Extract, unchanged, each line of the listing below from its first line through the line that contains "i) => fmt(values[i]));", inclusive, and nothing else.

▶ _Collected data_:
════
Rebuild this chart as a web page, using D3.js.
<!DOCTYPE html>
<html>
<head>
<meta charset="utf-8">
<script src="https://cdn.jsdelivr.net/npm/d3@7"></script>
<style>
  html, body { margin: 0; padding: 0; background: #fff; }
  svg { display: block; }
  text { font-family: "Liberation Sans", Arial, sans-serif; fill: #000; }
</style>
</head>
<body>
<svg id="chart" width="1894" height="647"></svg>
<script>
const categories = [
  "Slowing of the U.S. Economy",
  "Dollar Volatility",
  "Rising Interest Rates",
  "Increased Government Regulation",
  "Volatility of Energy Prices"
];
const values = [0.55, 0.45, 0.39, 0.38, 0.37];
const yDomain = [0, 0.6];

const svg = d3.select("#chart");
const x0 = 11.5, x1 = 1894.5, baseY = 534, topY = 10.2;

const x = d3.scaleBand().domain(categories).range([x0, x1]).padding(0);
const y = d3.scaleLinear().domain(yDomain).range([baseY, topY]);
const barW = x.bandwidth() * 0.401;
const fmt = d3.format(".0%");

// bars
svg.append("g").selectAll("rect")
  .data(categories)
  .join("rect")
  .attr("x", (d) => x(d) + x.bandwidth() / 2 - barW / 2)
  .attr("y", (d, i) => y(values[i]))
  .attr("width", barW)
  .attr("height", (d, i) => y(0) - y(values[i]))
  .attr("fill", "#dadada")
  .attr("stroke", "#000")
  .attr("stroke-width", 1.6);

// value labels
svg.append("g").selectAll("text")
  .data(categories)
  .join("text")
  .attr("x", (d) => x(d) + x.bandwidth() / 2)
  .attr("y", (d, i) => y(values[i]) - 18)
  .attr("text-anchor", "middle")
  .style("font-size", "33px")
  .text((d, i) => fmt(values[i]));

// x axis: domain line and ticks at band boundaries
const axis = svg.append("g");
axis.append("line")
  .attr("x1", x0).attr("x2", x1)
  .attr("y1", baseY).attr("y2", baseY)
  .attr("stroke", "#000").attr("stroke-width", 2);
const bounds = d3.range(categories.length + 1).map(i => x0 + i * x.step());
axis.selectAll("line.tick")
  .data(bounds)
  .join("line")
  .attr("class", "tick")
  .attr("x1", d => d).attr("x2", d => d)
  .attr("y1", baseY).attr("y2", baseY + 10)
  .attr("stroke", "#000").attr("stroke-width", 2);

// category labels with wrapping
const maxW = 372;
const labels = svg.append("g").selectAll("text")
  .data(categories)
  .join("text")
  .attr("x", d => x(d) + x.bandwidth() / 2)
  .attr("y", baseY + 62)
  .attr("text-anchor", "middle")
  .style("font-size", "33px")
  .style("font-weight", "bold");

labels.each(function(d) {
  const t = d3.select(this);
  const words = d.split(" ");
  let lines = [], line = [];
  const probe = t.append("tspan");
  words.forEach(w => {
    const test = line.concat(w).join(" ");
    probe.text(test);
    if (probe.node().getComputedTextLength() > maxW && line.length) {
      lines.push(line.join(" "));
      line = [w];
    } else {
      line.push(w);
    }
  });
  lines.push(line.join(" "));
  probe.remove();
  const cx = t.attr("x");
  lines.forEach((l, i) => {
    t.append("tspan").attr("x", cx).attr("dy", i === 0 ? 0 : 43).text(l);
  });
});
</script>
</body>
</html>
════
▶ _Finished answer_:
Rebuild this chart as a web page, using D3.js.
<!DOCTYPE html>
<html>
<head>
<meta charset="utf-8">
<script src="https://cdn.jsdelivr.net/npm/d3@7"></script>
<style>
  html, body { margin: 0; padding: 0; background: #fff; }
  svg { display: block; }
  text { font-family: "Liberation Sans", Arial, sans-serif; fill: #000; }
</style>
</head>
<body>
<svg id="chart" width="1894" height="647"></svg>
<script>
const categories = [
  "Slowing of the U.S. Economy",
  "Dollar Volatility",
  "Rising Interest Rates",
  "Increased Government Regulation",
  "Volatility of Energy Prices"
];
const values = [0.55, 0.45, 0.39, 0.38, 0.37];
const yDomain = [0, 0.6];

const svg = d3.select("#chart");
const x0 = 11.5, x1 = 1894.5, baseY = 534, topY = 10.2;

const x = d3.scaleBand().domain(categories).range([x0, x1]).padding(0);
const y = d3.scaleLinear().domain(yDomain).range([baseY, topY]);
const barW = x.bandwidth() * 0.401;
const fmt = d3.format(".0%");

// bars
svg.append("g").selectAll("rect")
  .data(categories)
  .join("rect")
  .attr("x", (d) => x(d) + x.bandwidth() / 2 - barW / 2)
  .attr("y", (d, i) => y(values[i]))
  .attr("width", barW)
  .attr("height", (d, i) => y(0) - y(values[i]))
  .attr("fill", "#dadada")
  .attr("stroke", "#000")
  .attr("stroke-width", 1.6);

// value labels
svg.append("g").selectAll("text")
  .data(categories)
  .join("text")
  .attr("x", (d) => x(d) + x.bandwidth() / 2)
  .attr("y", (d, i) => y(values[i]) - 18)
  .attr("text-anchor", "middle")
  .style("font-size", "33px")
  .text((d, i) => fmt(values[i]));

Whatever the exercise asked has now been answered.